MB: Yes, I learned so much. Companies paint this work as a part-time gig that you do on the weekends and at night, and for a lot of people, it’s a full-time job. Doing this research illuminated how a pandemic where nobody is using these services can be extremely devastating. These are full-time employees that deserve the whole suite of benefits for full-time workers. Obviously, all workers deserve these benefits - but these drivers are not a super majority of part-time employees as painted by their employers. Some of the small things I didn’t always think about include how hard it is for drivers to find a place to go to the restroom, and with COVID-19, the library and so many restaurants where drivers might stop to use services were closed. Also, drivers would be taking people to get their COVID-19 test, and the driver or the rider may or may not have appropriate PPE. These are now truly workers that are on the frontline in terms of exposure. I also did not realize how beholden these workers are to the app. There may be a rule that the rider must wear a mask, but the rider might take it off. And if the driver asks the rider to put it back on, the driver could be rated low on the app and then be deactivated. Drivers may also be rated low because of racist and sexist reasons. That’s why some of these protections around deactivation need to happen. I also wasn’t aware of the extra costs - having your car clean inside and out - all the added expenses drivers are taking on.
These are full-time employees that deserve the whole suite of benefits for full-time workers... [and] that are on the frontline in terms of exposure.
LM: Deactivation came up in interviews, and as Marissa has said, many are not realizing the extent to which that process can just leave someone without a job. No process for determining if that’s fair - it’s very cut and dry and does not consider the driver’s perspective at all. This is especially impactful for full-time drivers. Also, tasks such as having to sanitize between customers. These are stacked costs and stacked labor that are not recognized. I think it’s easy to not consider that as a passenger.

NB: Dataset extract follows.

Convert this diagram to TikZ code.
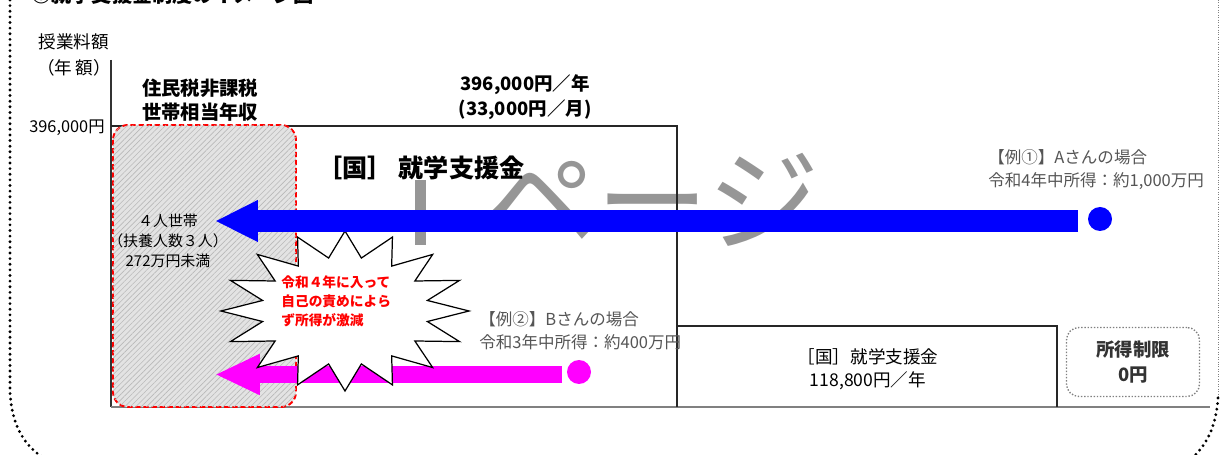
\documentclass[tikz,border=0pt]{standalone}
\usepackage{fontspec}
\setmainfont{Noto Sans CJK JP}
\usetikzlibrary{arrows.meta,patterns.meta,calc}
\newcommand\fsz[2]{\fontsize{#1pt}{#2pt}\selectfont}
\definecolor{pblue}{RGB}{0,0,255}
\definecolor{pmag}{RGB}{255,0,255}
\definecolor{txtgray}{RGB}{85,85,85}
\definecolor{wmgray}{RGB}{150,150,150}
\tikzset{
  lbl/.style={inner sep=0pt, align=center},
  frame/.style={line width=1.8pt, dash pattern=on 0pt off 3.2pt, line cap=round},
  axisline/.style={line width=0.8pt, black!80},
  baseline/.style={line width=0.8pt, gray},
  boxline/.style={line width=0.7pt, black!85},
  hatchbox/.style={fill=gray!22, draw=red, line width=1.1pt, dash pattern=on 3pt off 1.6pt, rounded corners=0.3cm,
    postaction={pattern={Lines[angle=45,distance=2.2pt,line width=0.35pt]}, pattern color=gray!55}},
  burst/.style={fill=white, draw=black, line width=0.7pt, line join=miter},
  dot/.style={circle, inner sep=0pt, minimum size=0.48cm},
  extext/.style={inner sep=0pt, align=left, anchor=west, text=txtgray, font=\fsz{9.4}{13}},
}
\begin{document}
\begin{tikzpicture}[x=0.02cm,y=-0.02cm]
\useasboundingbox (0,0) rectangle (1221,455);
% cut title
\node[anchor=base west, inner sep=0pt, font=\fsz{11.5}{13}\bfseries] (title) at (31,3) {◎就学支援金制度のイメージ図};
% outer frame
\draw[frame] (10,0) -- (10,392) .. controls (12,428) and (26,447) .. (44,458);
\draw[gray, line width=0.4pt, densely dotted] (1218,0) -- (1218,398);
\draw[frame] (1218,398) .. controls (1216,428) and (1206,446) .. (1190,460);
% watermark
\fill[wmgray] (415,180) rectangle (426,245);
\node[lbl, text=wmgray, font=\fsz{64}{64}] (wm) at (652,200) {ページ};
% axis and boxes
\draw[axisline] (111,60) -- (111,407);
\draw[baseline] (111,407) -- (1210,407);
\draw[boxline] (111,126) -- (677,126) -- (677,407);
\draw[boxline] (677,326) -- (1057,326) -- (1057,407);
% labels
\node[lbl, font=\fsz{10}{12}] (ylab1) at (74,42) {授業料額};
\node[lbl, font=\fsz{10}{12}] (ylab2) at (74,68) {（年\,額）};
\node[lbl, anchor=east, font=\fsz{9.3}{10}] (ytick) at (105,128) {396,000円};
\node[lbl, font=\fsz{11}{14}\bfseries] (hdr) at (200,100) {住民税非課税\\世帯相当年収};
\node[lbl, font=\fsz{10.5}{14}\bfseries] (amt) at (525,97) {396,000円／年\\(33,000円／月)};
\node[lbl, font=\fsz{14.3}{16}\bfseries] (kuni) at (421,168) {［国］ 就学支援金};
% hatched region
\path[hatchbox] (113,125) rectangle (296,407);
\node[lbl, font=\fsz{8.5}{11.5}] (house) at (168,241) {４人世帯\\（扶養人数３人）\\272万円未満};
% magenta arrow
\coordinate (bstart) at (562,374.5);
\coordinate (btip) at (215,374.5);
\node[dot, fill=pmag] (bdot) at (579,372) {};
\draw[pmag, line width=9.6pt, -{Triangle[length=25.5pt,width=21.5pt]}] (bstart) -- (btip);
% starburst
\coordinate (c) at (345,311);
\draw[burst] ($(c)+(0:124 and 80)$)
  \foreach \k in {1,...,15} { -- ($(c)+({\k*22.5-11.25}:84 and 54)$) -- ($(c)+({\k*22.5}:124 and 80)$) }
  -- ($(c)+(348.75:84 and 54)$) -- cycle;
\node[lbl, anchor=west, align=left, text=red, font=\fsz{7.8}{10.8}\bfseries] (reason) at (281,301) {令和４年に入って\\自己の責めによら\\ず所得が激減};
% blue arrow
\coordinate (astart) at (1078,221);
\coordinate (atip) at (215,221);
\node[dot, fill=pblue] (adot) at (1100,219) {};
\draw[pblue, line width=12.5pt, -{Triangle[length=24.4pt,width=22pt]}] (astart) -- (atip);
% example texts
\node[extext] (exA) at (988,170) {【例①】Aさんの場合\\令和4年中所得：約1,000万円};
\node[extext] (exB) at (479,331) {【例②】Bさんの場合\\令和3年中所得：約400万円};
% lower box text
\node[lbl, font=\fsz{10}{13}] (kuni2) at (868,369) {［国］就学支援金\\118,800円／年};
\node[lbl, draw=gray, densely dotted, line width=0.8pt, rounded corners=0.25cm, minimum width=2.66cm, minimum height=1.38cm, text=black!80, font=\fsz{10.5}{14}\bfseries] (limit) at (1133,362) {所得制限\\0円};
\end{tikzpicture}
\end{document}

Bridges Center: What do you want consumers using these services to know?
MB:It goes back to how can you ethically consume gig work? It starts with acknowledging that it’s not really gig work for many of the people who do this. When Uber first came out, I was using Uber all the time. Then after a while, I felt done. It’s a bad business model, and I didn’t want to support it. Now I’m thinking about it as it’s so many peoples’ job - and not using it doesn’t punish Uber - it affects the drivers. It’s so important to tip well and rate well. Remember that you are a guest in their vehicle. Make sure you’re wearing a mask, that you’re respectful, quiet, and don’t leave a mess. It’s important to acknowledge all the extra costs like PPE and cleaning supplies to use between riders that come out of their own pocket. It’s so important to tip drivers and to remember that a low rating can have a severe and immediate impact on their ability to drive. With there being fewer drivers, prices have gone up. Hopefully, legislation such as the examples passed in Washington will help increase the number of drivers.
LM:I echo all that Marissa said. I want to reiterate wearing a mask. Please be respectful about that. And remember that even if costs are going up since there are fewer drivers as many reduced hours or quit driving during the ongoing pandemic, those cost increases are not all necessarily going to the driver.